# Got the plugin but how do I use it?



## wcameron (Nov 9, 2008)

I've been downloading some plugins - particularly Jeffrey's export to smugmug preset. I've set up an account on smugmug but I can't figure out how to use the preset. I feel like an idiot. Is there a tutorial somewhere?

wcameron


----------



## Brad Snyder (Nov 9, 2008)

w, you mean which:

1) can't get it installed?
2) it's installed, can't figure out how to use it?


----------



## wcameron (Nov 9, 2008)

sorry I wasn't clear. I have it installed. No problem, the site shows how to do that. I just can't figure out how to actually export my images to SmugMug.

Thanks for your help.

w


----------



## Victoria Bampton (Nov 9, 2008)

Hi w

I don't use the smugmug plugin myself, but you should be able to select the plugin from the top of the export dialog where it usually says 'export files to disc' and enter your username and password.  There are other options too, but that's the basic idea.


----------



## wcameron (Nov 10, 2008)

I checked that out but I can't find it anywhere. If I try to export to disk (File-Export) I only have the option to export to a disk. There is a Plug-in Extras folder under the File menu but it really only allows me to set an "upload flag" There is no option to actually perform the upload. I'm puzzled.

wcameron


----------



## Victoria Bampton (Nov 10, 2008)

This is where I'd be expecting to see it... that bar at the top should be a menu in 1.4.1 if I remember rightly.


----------



## wcameron (Nov 10, 2008)

Thanks all. I found it. I scoured the website where I downloaded it and eventually found it. You right Victoria. I would have never thought to click on the title bar to find a drop-down menu - kind of like hidden goodies in video games. 

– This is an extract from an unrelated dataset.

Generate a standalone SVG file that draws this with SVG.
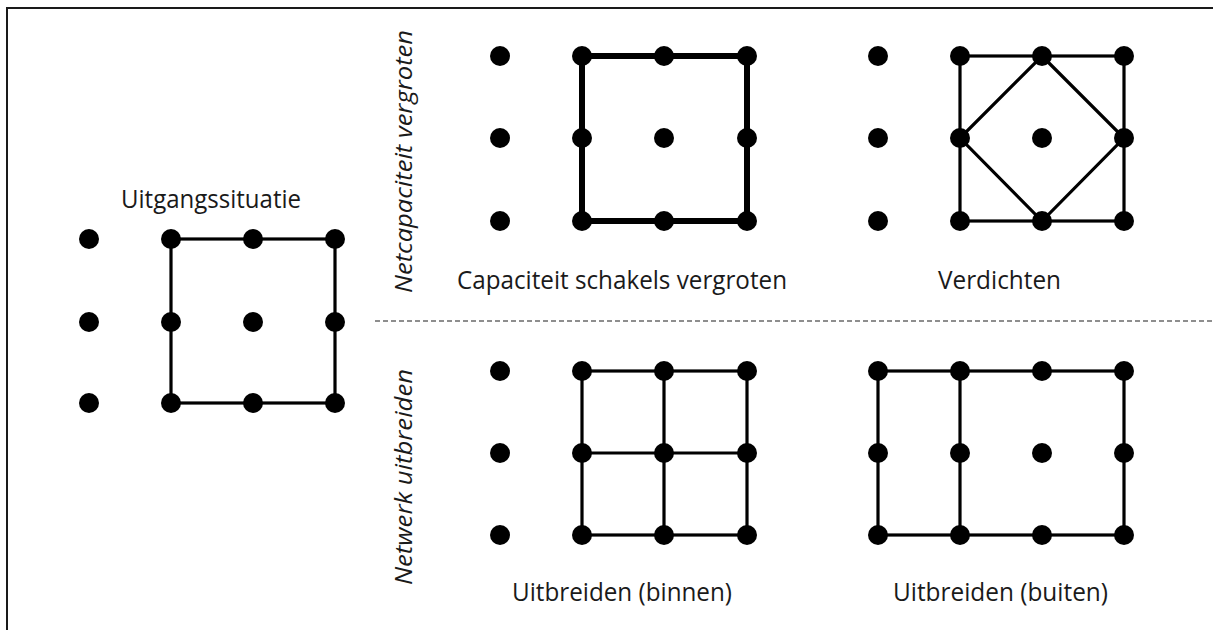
<svg xmlns="http://www.w3.org/2000/svg" width="1213" height="630" viewBox="0 0 1213 630">
  <style>
    .frame { fill: none; stroke: #1a1a1a; stroke-width: 2; }
    .link { fill: none; stroke: #000; stroke-width: 3.2; stroke-linejoin: miter; }
    .link-thick { fill: none; stroke: #000; stroke-width: 6; }
    .divider { stroke: #6a6a6a; stroke-width: 1.5; stroke-dasharray: 5 3; }
    .node { fill: #000; }
    .label { font-family: "Open Sans", "Noto Sans", "DejaVu Sans", sans-serif; font-size: 25px; fill: #1a1a1a; }
    .side { font-family: "Open Sans", "Noto Sans", "DejaVu Sans", sans-serif; font-size: 24px; font-style: italic; fill: #1a1a1a; }
  </style>
  <defs>
    <circle id="dot" r="10"/>
  </defs>
  <rect width="1213" height="630" fill="#fff"/>
  <!-- outer frame (open to the right and bottom) -->
  <path class="frame" d="M1213,8 H7 V630"/>

  <!-- section divider -->
  <line class="divider" x1="375" y1="321" x2="1213" y2="321"/>

  <!-- row headings -->
  <text class="side" transform="translate(412,293) rotate(-90)" textLength="263" lengthAdjust="spacingAndGlyphs">Netcapaciteit vergroten</text>
  <text class="side" transform="translate(412,585) rotate(-90)" textLength="216" lengthAdjust="spacingAndGlyphs">Netwerk uitbreiden</text>

  <!-- connectors -->
  <g id="connectors">
    <!-- initial situation -->
    <rect class="link" x="171" y="239" width="164" height="164"/>
    <!-- increased link capacity -->
    <rect class="link-thick" x="582" y="56" width="165" height="165"/>
    <!-- densify -->
    <rect class="link" x="960" y="56" width="164" height="165"/>
    <path class="link" d="M1042,56 L1124,138 L1042,221 L960,138 Z"/>
    <!-- extend inside -->
    <rect class="link" x="582" y="371" width="165" height="164"/>
    <path class="link" d="M664,371 V535 M582,453 H747"/>
    <!-- extend outside -->
    <rect class="link" x="878" y="371" width="246" height="164"/>
    <path class="link" d="M960,371 V535"/>
  </g>

  <!-- initial situation -->
  <g id="uitgangssituatie">
    <text class="label" x="211" y="208" text-anchor="middle" textLength="180" lengthAdjust="spacingAndGlyphs">Uitgangssituatie</text>
    <g class="node">
      <use href="#dot" x="89" y="239"/><use href="#dot" x="171" y="239"/><use href="#dot" x="253" y="239"/><use href="#dot" x="335" y="239"/>
      <use href="#dot" x="89" y="322"/><use href="#dot" x="171" y="322"/><use href="#dot" x="253" y="322"/><use href="#dot" x="335" y="322"/>
      <use href="#dot" x="89" y="403"/><use href="#dot" x="171" y="403"/><use href="#dot" x="253" y="403"/><use href="#dot" x="335" y="403"/>
    </g>
  </g>

  <!-- increase link capacity -->
  <g id="capaciteit">
    <text class="label" x="622" y="289" text-anchor="middle" textLength="330" lengthAdjust="spacingAndGlyphs">Capaciteit schakels vergroten</text>
    <g class="node">
      <use href="#dot" x="500" y="56"/><use href="#dot" x="582" y="56"/><use href="#dot" x="664" y="56"/><use href="#dot" x="747" y="56"/>
      <use href="#dot" x="500" y="138"/><use href="#dot" x="582" y="138"/><use href="#dot" x="664" y="138"/><use href="#dot" x="747" y="138"/>
      <use href="#dot" x="500" y="221"/><use href="#dot" x="582" y="221"/><use href="#dot" x="664" y="221"/><use href="#dot" x="747" y="221"/>
    </g>
  </g>

  <!-- densify -->
  <g id="verdichten">
    <text class="label" x="999.5" y="289" text-anchor="middle" textLength="123" lengthAdjust="spacingAndGlyphs">Verdichten</text>
    <g class="node">
      <use href="#dot" x="878" y="56"/><use href="#dot" x="960" y="56"/><use href="#dot" x="1042" y="56"/><use href="#dot" x="1124" y="56"/>
      <use href="#dot" x="878" y="138"/><use href="#dot" x="960" y="138"/><use href="#dot" x="1042" y="138"/><use href="#dot" x="1124" y="138"/>
      <use href="#dot" x="878" y="221"/><use href="#dot" x="960" y="221"/><use href="#dot" x="1042" y="221"/><use href="#dot" x="1124" y="221"/>
    </g>
  </g>

  <!-- extend inside -->
  <g id="uitbreiden-binnen">
    <text class="label" x="622" y="601" text-anchor="middle" textLength="220" lengthAdjust="spacingAndGlyphs">Uitbreiden (binnen)</text>
    <g class="node">
      <use href="#dot" x="500" y="371"/><use href="#dot" x="582" y="371"/><use href="#dot" x="664" y="371"/><use href="#dot" x="747" y="371"/>
      <use href="#dot" x="500" y="453"/><use href="#dot" x="582" y="453"/><use href="#dot" x="664" y="453"/><use href="#dot" x="747" y="453"/>
      <use href="#dot" x="500" y="535"/><use href="#dot" x="582" y="535"/><use href="#dot" x="664" y="535"/><use href="#dot" x="747" y="535"/>
    </g>
  </g>

  <!-- extend outside -->
  <g id="uitbreiden-buiten">
    <text class="label" x="1000.5" y="601" text-anchor="middle" textLength="215" lengthAdjust="spacingAndGlyphs">Uitbreiden (buiten)</text>
    <g class="node">
      <use href="#dot" x="878" y="371"/><use href="#dot" x="960" y="371"/><use href="#dot" x="1042" y="371"/><use href="#dot" x="1124" y="371"/>
      <use href="#dot" x="878" y="453"/><use href="#dot" x="960" y="453"/><use href="#dot" x="1042" y="453"/><use href="#dot" x="1124" y="453"/>
      <use href="#dot" x="878" y="535"/><use href="#dot" x="960" y="535"/><use href="#dot" x="1042" y="535"/><use href="#dot" x="1124" y="535"/>
    </g>
  </g>
</svg>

I appreciate everybodies help.

wcameron


----------



## Victoria Bampton (Nov 10, 2008)

LOL  I don't think they intended the export dialog to have easter eggs in it!    Yeah, that one caught me out to start with too, if it makes you feel any better!


----------



## Brad Snyder (Nov 10, 2008)

Caught me too the first time .....


----------



## wcameron (Nov 10, 2008)

Thanks. I don't feel as dumb now. It's not exactly intuitive but once you figure it out it works like a dream.

Cheers

wcameron


----------